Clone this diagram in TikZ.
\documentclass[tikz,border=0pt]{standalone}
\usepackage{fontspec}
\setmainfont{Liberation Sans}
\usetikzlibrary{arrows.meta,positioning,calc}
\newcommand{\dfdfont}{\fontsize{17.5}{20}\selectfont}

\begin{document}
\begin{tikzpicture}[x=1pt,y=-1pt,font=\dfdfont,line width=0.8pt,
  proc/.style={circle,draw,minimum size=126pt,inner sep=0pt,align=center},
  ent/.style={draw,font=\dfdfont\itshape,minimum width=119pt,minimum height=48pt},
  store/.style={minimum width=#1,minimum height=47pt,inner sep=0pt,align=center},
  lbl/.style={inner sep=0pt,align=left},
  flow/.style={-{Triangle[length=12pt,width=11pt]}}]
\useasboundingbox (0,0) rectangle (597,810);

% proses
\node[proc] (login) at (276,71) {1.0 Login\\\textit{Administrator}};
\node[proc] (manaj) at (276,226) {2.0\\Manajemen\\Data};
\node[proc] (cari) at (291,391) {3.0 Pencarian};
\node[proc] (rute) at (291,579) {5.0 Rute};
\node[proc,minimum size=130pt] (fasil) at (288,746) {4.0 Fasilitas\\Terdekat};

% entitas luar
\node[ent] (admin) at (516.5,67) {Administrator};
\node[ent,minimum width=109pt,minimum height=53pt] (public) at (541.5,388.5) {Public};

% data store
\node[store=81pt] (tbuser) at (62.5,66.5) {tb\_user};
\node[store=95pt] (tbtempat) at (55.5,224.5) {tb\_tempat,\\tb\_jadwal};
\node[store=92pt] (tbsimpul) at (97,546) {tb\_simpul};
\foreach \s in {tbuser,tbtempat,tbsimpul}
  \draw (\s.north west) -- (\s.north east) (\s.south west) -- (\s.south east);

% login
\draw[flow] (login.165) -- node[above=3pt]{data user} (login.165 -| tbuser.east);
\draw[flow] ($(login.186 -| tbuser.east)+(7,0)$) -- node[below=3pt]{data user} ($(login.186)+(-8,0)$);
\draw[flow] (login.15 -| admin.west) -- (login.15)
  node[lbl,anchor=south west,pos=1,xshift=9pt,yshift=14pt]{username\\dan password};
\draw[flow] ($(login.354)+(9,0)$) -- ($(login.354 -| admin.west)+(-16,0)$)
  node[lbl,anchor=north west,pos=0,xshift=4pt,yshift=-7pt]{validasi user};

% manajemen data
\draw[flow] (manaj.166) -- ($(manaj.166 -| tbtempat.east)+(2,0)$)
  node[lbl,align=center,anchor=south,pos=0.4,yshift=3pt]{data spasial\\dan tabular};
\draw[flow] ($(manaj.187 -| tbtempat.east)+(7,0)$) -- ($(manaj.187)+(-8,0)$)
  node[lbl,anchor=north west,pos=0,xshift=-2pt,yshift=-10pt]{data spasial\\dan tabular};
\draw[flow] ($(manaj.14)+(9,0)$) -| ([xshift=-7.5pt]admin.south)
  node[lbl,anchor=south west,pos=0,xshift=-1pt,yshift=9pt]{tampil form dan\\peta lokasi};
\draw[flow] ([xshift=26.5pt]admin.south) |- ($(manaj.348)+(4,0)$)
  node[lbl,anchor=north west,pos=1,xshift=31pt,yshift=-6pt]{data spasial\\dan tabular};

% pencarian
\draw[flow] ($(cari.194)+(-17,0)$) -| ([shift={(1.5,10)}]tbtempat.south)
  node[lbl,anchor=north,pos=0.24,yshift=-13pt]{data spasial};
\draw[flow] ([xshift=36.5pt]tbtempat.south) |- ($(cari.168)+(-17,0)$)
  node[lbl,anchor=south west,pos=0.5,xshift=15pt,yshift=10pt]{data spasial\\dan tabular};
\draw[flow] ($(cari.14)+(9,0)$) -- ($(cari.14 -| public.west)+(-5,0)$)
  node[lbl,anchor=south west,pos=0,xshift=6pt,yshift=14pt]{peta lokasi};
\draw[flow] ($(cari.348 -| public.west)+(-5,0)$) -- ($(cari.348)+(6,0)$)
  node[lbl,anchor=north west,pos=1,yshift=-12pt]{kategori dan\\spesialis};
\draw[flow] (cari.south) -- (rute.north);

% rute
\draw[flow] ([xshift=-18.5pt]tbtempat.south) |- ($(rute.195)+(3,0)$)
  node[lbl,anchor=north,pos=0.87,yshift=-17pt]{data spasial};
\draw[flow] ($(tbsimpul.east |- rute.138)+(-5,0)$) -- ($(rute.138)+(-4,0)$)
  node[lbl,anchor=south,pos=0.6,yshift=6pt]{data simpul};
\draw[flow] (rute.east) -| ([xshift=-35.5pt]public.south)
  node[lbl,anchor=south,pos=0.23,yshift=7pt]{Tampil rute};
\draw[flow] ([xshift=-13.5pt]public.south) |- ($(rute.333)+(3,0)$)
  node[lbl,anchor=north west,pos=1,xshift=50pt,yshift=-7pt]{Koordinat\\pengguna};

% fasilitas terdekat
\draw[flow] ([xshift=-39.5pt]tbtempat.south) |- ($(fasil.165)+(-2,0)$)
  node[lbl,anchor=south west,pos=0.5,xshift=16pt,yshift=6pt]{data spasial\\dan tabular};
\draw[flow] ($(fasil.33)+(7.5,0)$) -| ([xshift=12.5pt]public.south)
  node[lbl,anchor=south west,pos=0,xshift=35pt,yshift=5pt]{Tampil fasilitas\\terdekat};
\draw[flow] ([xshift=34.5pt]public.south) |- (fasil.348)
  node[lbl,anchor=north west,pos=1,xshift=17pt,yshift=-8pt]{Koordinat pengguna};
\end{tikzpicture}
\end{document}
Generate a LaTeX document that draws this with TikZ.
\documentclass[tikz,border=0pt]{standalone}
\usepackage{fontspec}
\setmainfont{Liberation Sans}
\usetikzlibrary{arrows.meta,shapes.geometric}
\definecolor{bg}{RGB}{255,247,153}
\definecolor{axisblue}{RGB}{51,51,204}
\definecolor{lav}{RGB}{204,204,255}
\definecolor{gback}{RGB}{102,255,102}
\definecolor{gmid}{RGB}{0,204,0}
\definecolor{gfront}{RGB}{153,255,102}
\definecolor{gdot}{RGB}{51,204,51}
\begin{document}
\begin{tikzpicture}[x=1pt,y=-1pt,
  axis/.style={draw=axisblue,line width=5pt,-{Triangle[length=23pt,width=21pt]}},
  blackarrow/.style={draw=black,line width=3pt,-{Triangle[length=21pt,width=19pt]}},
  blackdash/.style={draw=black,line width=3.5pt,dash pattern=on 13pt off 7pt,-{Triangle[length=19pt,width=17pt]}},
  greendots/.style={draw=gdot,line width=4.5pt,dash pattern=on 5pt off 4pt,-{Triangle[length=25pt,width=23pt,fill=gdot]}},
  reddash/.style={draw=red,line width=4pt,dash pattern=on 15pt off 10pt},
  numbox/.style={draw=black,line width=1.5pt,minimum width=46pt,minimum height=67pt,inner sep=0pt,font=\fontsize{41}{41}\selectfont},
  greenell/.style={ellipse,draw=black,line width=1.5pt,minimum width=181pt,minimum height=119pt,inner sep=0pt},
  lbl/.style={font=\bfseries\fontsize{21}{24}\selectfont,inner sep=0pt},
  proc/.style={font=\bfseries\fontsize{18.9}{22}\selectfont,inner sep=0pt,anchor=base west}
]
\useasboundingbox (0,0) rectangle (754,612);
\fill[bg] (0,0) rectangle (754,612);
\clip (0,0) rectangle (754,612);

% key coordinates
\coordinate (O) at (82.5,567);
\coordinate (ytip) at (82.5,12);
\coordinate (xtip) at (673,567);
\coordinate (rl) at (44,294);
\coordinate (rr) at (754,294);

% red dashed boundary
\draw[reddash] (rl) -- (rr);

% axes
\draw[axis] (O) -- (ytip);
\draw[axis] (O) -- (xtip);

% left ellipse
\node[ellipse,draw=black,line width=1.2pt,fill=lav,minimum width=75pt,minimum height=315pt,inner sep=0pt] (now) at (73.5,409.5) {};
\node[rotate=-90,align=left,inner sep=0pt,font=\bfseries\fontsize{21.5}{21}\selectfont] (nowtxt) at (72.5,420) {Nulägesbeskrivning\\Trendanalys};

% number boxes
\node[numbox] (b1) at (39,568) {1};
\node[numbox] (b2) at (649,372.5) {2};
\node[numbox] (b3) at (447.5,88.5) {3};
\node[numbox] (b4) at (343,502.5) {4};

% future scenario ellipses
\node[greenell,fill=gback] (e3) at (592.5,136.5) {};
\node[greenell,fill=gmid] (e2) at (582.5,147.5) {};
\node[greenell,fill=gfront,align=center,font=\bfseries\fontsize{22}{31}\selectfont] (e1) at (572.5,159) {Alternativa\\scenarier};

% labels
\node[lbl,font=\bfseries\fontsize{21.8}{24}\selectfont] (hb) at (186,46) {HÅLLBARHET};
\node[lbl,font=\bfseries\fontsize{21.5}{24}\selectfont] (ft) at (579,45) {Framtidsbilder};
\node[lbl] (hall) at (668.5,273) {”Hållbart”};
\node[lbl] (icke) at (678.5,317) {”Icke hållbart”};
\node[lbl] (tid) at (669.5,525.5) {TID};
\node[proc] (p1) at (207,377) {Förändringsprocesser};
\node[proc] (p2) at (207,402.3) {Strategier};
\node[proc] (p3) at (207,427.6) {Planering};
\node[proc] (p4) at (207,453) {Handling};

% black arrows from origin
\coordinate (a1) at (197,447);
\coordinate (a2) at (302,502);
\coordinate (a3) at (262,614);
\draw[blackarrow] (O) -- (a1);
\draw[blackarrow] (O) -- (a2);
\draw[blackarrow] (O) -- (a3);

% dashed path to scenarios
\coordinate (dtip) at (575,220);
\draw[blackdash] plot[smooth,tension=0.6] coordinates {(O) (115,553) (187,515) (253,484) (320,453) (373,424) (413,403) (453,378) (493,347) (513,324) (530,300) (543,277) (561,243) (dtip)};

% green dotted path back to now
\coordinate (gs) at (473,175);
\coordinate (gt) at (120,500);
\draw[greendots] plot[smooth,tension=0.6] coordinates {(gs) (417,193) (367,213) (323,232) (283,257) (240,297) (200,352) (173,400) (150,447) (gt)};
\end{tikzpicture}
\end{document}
┄┄┄┄┄┄┄┄┄┄
> **WRITTEN INSTRUCTION**
Transcribe, word for word, every line from the line with "Generate a LaTeX" to the line with "(rr) at (754,294);", inclusive, and output nothing else.

> **OUTPUT OF THE EXERCISE**
Generate a LaTeX document that draws this with TikZ.
\documentclass[tikz,border=0pt]{standalone}
\usepackage{fontspec}
\setmainfont{Liberation Sans}
\usetikzlibrary{arrows.meta,shapes.geometric}
\definecolor{bg}{RGB}{255,247,153}
\definecolor{axisblue}{RGB}{51,51,204}
\definecolor{lav}{RGB}{204,204,255}
\definecolor{gback}{RGB}{102,255,102}
\definecolor{gmid}{RGB}{0,204,0}
\definecolor{gfront}{RGB}{153,255,102}
\definecolor{gdot}{RGB}{51,204,51}
\begin{document}
\begin{tikzpicture}[x=1pt,y=-1pt,
  axis/.style={draw=axisblue,line width=5pt,-{Triangle[length=23pt,width=21pt]}},
  blackarrow/.style={draw=black,line width=3pt,-{Triangle[length=21pt,width=19pt]}},
  blackdash/.style={draw=black,line width=3.5pt,dash pattern=on 13pt off 7pt,-{Triangle[length=19pt,width=17pt]}},
  greendots/.style={draw=gdot,line width=4.5pt,dash pattern=on 5pt off 4pt,-{Triangle[length=25pt,width=23pt,fill=gdot]}},
  reddash/.style={draw=red,line width=4pt,dash pattern=on 15pt off 10pt},
  numbox/.style={draw=black,line width=1.5pt,minimum width=46pt,minimum height=67pt,inner sep=0pt,font=\fontsize{41}{41}\selectfont},
  greenell/.style={ellipse,draw=black,line width=1.5pt,minimum width=181pt,minimum height=119pt,inner sep=0pt},
  lbl/.style={font=\bfseries\fontsize{21}{24}\selectfont,inner sep=0pt},
  proc/.style={font=\bfseries\fontsize{18.9}{22}\selectfont,inner sep=0pt,anchor=base west}
]
\useasboundingbox (0,0) rectangle (754,612);
\fill[bg] (0,0) rectangle (754,612);
\clip (0,0) rectangle (754,612);

% key coordinates
\coordinate (O) at (82.5,567);
\coordinate (ytip) at (82.5,12);
\coordinate (xtip) at (673,567);
\coordinate (rl) at (44,294);
\coordinate (rr) at (754,294);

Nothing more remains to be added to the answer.